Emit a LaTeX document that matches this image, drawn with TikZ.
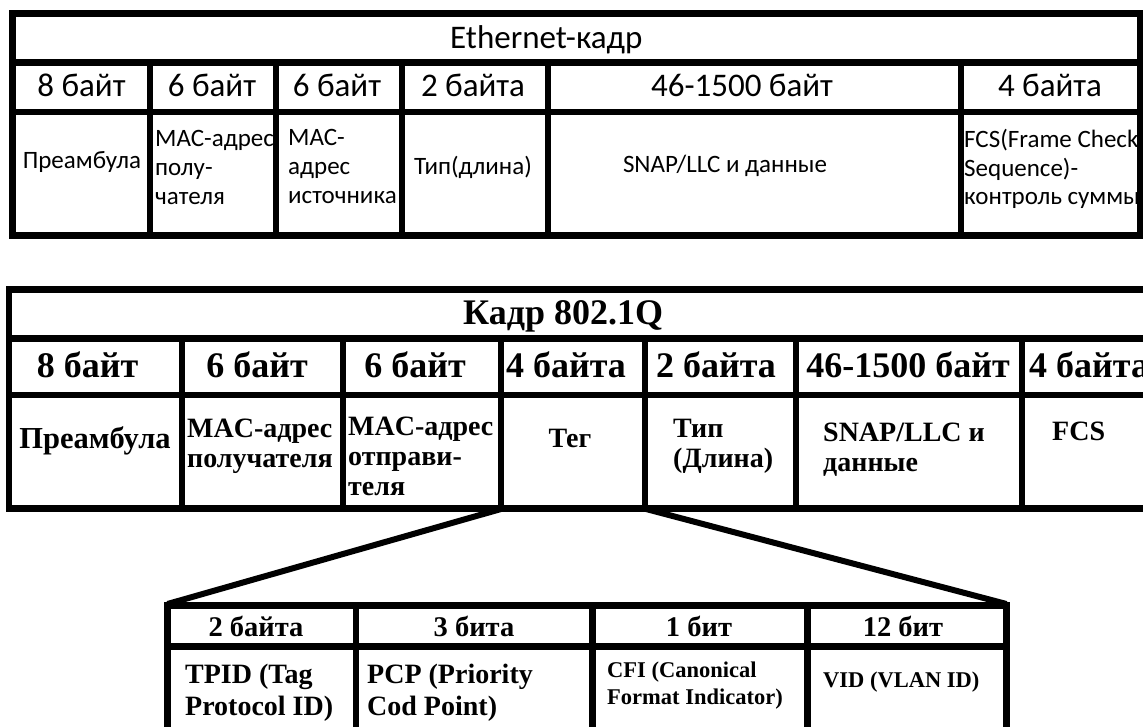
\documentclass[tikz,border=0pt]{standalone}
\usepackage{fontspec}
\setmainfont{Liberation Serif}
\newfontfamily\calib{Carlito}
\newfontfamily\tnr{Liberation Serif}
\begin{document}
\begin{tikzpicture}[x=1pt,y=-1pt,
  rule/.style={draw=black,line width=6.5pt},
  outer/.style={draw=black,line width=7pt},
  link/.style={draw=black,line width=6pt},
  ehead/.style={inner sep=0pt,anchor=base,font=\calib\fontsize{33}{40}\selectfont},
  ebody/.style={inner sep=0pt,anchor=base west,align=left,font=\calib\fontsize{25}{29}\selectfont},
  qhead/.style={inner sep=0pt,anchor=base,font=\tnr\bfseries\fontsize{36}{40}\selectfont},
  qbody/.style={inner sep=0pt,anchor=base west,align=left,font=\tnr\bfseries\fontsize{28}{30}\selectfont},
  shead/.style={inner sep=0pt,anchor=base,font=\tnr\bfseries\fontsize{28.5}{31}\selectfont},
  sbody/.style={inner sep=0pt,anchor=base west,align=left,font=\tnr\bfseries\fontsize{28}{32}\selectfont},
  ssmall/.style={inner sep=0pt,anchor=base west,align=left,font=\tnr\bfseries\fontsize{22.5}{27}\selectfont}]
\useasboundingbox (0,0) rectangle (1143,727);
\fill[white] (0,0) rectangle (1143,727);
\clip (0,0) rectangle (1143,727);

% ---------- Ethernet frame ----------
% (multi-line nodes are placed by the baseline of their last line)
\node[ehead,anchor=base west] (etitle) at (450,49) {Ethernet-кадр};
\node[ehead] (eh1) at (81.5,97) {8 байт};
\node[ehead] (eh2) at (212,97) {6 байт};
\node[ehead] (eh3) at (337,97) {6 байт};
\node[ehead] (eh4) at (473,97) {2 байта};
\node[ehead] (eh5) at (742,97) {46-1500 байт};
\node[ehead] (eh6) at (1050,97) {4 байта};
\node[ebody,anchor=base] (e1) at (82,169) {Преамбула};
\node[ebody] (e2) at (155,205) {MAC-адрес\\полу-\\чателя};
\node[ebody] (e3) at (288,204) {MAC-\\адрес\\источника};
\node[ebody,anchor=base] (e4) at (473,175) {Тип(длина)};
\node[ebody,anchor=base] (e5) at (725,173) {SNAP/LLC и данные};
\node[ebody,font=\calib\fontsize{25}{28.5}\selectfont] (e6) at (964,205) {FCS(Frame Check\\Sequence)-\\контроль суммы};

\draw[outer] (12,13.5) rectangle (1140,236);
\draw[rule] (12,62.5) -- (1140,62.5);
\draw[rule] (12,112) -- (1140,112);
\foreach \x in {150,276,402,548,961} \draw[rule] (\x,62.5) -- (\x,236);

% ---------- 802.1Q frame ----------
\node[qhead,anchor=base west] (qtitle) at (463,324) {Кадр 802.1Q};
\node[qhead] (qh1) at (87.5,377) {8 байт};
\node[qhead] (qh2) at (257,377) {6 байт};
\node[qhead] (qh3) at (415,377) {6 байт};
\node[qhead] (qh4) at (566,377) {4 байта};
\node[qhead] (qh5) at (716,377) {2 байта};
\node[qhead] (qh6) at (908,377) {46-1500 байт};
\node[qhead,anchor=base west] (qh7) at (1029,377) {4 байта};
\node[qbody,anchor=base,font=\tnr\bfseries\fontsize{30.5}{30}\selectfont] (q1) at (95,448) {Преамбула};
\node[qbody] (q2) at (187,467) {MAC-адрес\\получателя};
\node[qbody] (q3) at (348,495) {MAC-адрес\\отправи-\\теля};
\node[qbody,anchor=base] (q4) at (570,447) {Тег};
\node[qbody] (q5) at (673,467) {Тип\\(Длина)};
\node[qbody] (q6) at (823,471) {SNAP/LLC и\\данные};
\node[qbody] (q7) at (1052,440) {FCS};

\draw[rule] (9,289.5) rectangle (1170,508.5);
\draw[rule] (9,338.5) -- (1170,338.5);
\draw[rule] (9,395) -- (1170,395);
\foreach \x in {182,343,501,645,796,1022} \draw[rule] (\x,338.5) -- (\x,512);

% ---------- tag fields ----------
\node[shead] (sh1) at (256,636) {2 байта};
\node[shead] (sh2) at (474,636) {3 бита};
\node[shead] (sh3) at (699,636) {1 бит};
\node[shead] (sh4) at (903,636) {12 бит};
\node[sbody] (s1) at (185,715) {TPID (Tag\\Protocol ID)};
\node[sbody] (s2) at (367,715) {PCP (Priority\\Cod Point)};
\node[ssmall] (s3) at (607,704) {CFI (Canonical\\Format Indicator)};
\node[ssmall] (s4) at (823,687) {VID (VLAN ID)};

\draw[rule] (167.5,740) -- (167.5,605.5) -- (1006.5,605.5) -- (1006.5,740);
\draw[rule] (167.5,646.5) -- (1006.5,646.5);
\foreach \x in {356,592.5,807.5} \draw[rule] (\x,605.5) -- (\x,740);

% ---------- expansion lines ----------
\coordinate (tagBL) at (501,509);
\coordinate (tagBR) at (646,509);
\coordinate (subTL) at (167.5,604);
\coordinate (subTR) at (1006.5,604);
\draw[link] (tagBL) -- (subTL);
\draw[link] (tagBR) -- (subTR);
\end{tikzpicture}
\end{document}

§ §

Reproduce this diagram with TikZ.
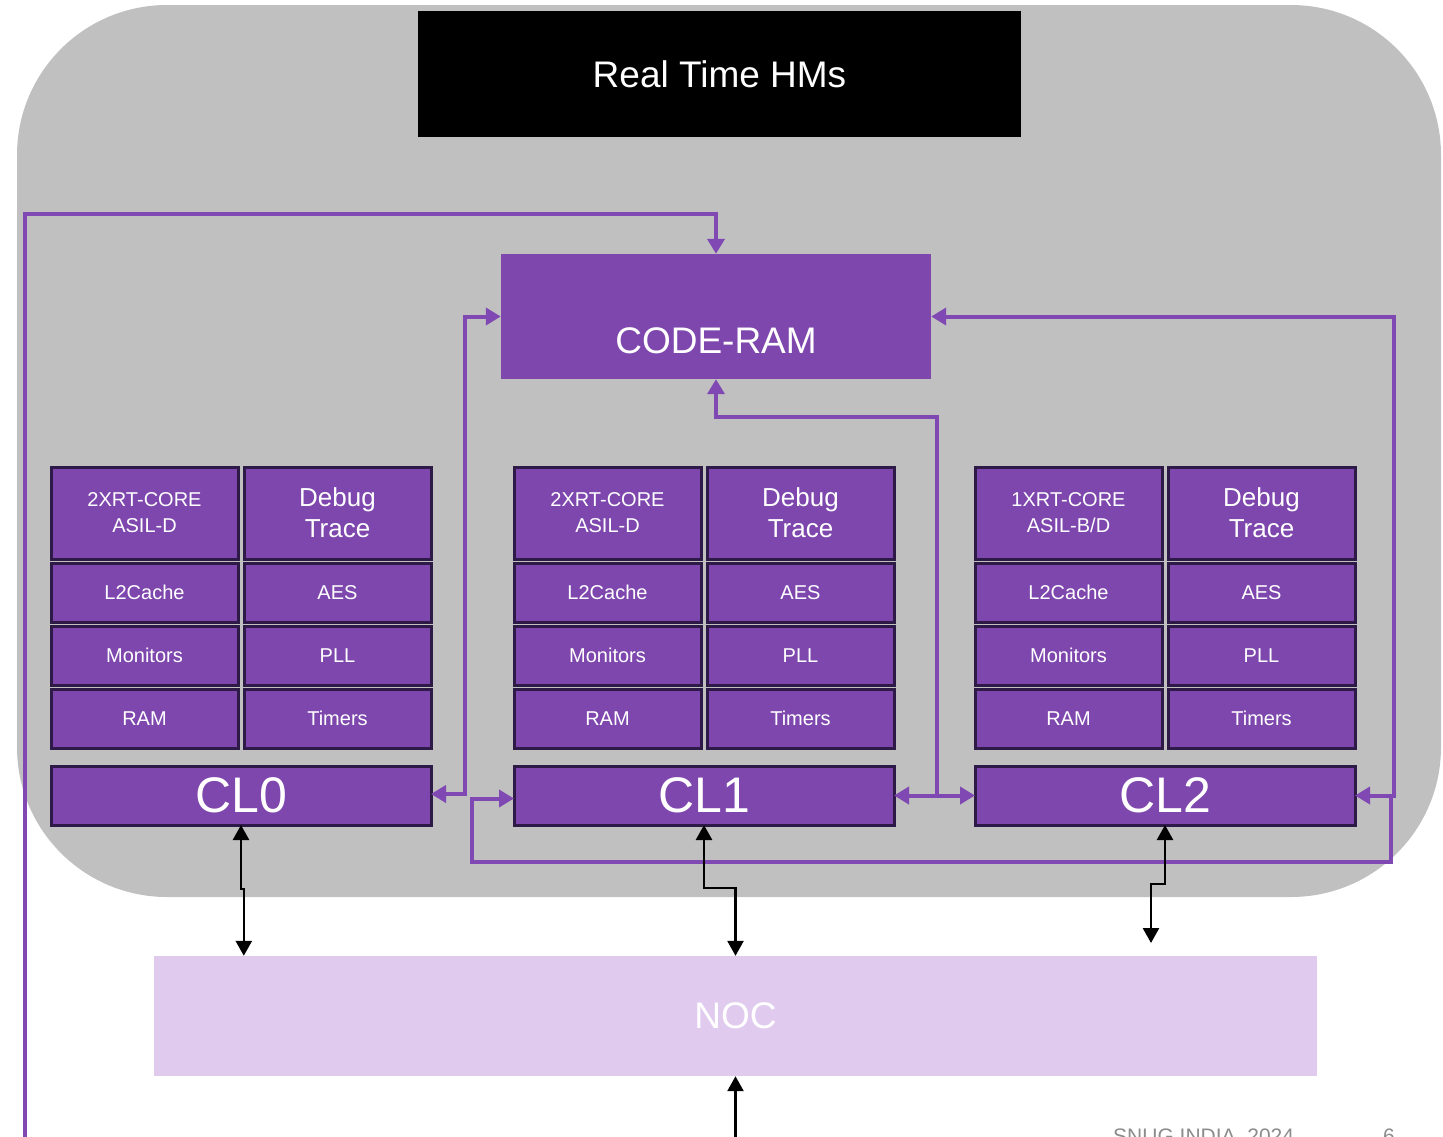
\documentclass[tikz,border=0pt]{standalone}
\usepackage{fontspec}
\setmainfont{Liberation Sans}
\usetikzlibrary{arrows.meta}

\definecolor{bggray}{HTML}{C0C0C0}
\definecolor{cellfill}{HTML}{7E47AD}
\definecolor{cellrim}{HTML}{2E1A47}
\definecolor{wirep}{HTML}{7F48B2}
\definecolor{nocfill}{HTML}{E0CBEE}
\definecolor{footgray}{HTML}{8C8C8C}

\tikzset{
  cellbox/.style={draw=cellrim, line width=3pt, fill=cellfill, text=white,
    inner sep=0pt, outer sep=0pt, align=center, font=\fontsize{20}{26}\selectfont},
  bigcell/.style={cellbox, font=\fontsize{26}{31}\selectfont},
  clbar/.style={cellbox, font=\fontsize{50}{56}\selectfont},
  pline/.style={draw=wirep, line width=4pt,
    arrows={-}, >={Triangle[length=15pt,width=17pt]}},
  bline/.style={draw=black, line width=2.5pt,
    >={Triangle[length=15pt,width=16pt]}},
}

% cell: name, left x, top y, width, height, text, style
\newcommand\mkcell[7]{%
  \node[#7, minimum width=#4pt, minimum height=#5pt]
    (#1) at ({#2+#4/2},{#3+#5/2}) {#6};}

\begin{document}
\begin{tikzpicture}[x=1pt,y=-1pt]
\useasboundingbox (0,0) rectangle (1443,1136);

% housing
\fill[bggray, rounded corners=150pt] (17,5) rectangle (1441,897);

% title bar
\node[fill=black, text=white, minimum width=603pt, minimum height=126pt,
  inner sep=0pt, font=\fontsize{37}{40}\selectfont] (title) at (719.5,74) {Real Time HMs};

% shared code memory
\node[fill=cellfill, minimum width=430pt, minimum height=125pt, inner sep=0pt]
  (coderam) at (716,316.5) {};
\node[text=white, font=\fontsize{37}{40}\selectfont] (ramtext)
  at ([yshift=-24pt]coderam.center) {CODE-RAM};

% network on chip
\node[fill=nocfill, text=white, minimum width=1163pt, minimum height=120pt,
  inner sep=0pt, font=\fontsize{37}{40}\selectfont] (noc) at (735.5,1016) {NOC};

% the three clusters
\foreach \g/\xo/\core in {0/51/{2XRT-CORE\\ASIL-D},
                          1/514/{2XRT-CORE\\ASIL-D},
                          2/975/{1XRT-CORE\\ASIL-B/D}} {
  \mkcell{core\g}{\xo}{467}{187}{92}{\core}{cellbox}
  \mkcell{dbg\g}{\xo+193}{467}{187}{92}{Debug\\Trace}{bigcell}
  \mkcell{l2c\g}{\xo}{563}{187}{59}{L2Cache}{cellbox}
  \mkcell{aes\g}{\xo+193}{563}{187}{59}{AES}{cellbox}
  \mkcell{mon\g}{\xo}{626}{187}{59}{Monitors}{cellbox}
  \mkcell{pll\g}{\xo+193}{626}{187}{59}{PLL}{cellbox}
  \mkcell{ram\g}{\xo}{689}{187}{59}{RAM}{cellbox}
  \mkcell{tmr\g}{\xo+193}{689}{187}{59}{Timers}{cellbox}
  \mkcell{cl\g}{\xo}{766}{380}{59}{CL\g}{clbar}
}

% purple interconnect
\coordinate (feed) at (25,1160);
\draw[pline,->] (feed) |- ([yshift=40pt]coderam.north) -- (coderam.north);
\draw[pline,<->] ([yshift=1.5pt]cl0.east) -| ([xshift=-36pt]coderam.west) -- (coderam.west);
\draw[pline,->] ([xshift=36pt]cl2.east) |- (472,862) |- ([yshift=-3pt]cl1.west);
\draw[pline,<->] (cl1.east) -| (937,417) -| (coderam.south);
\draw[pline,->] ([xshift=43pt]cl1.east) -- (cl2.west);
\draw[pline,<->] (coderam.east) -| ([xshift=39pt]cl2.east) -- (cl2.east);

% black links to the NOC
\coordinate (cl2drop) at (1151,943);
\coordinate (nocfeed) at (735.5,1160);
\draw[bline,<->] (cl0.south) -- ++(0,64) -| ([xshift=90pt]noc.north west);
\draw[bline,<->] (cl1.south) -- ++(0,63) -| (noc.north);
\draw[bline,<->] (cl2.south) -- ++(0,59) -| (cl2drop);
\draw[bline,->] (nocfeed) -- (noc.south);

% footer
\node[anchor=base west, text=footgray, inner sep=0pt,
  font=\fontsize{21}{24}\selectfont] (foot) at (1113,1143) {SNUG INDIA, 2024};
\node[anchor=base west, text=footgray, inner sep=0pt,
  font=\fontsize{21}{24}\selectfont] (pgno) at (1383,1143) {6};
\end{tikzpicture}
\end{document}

§ §

Instruction:
Retype, word for word, only the lines from the one containing "Reproduce this diagram with TikZ." through the one containing "(noc) at (735.5,1016)", both included, and leave out any pictures.

Answer to this task:
Reproduce this diagram with TikZ.
\documentclass[tikz,border=0pt]{standalone}
\usepackage{fontspec}
\setmainfont{Liberation Sans}
\usetikzlibrary{arrows.meta}

\definecolor{bggray}{HTML}{C0C0C0}
\definecolor{cellfill}{HTML}{7E47AD}
\definecolor{cellrim}{HTML}{2E1A47}
\definecolor{wirep}{HTML}{7F48B2}
\definecolor{nocfill}{HTML}{E0CBEE}
\definecolor{footgray}{HTML}{8C8C8C}

\tikzset{
  cellbox/.style={draw=cellrim, line width=3pt, fill=cellfill, text=white,
    inner sep=0pt, outer sep=0pt, align=center, font=\fontsize{20}{26}\selectfont},
  bigcell/.style={cellbox, font=\fontsize{26}{31}\selectfont},
  clbar/.style={cellbox, font=\fontsize{50}{56}\selectfont},
  pline/.style={draw=wirep, line width=4pt,
    arrows={-}, >={Triangle[length=15pt,width=17pt]}},
  bline/.style={draw=black, line width=2.5pt,
    >={Triangle[length=15pt,width=16pt]}},
}

% cell: name, left x, top y, width, height, text, style
\newcommand\mkcell[7]{%
  \node[#7, minimum width=#4pt, minimum height=#5pt]
    (#1) at ({#2+#4/2},{#3+#5/2}) {#6};}

\begin{document}
\begin{tikzpicture}[x=1pt,y=-1pt]
\useasboundingbox (0,0) rectangle (1443,1136);

% housing
\fill[bggray, rounded corners=150pt] (17,5) rectangle (1441,897);

% title bar
\node[fill=black, text=white, minimum width=603pt, minimum height=126pt,
  inner sep=0pt, font=\fontsize{37}{40}\selectfont] (title) at (719.5,74) {Real Time HMs};

% shared code memory
\node[fill=cellfill, minimum width=430pt, minimum height=125pt, inner sep=0pt]
  (coderam) at (716,316.5) {};
\node[text=white, font=\fontsize{37}{40}\selectfont] (ramtext)
  at ([yshift=-24pt]coderam.center) {CODE-RAM};

% network on chip
\node[fill=nocfill, text=white, minimum width=1163pt, minimum height=120pt,
  inner sep=0pt, font=\fontsize{37}{40}\selectfont] (noc) at (735.5,1016) {NOC};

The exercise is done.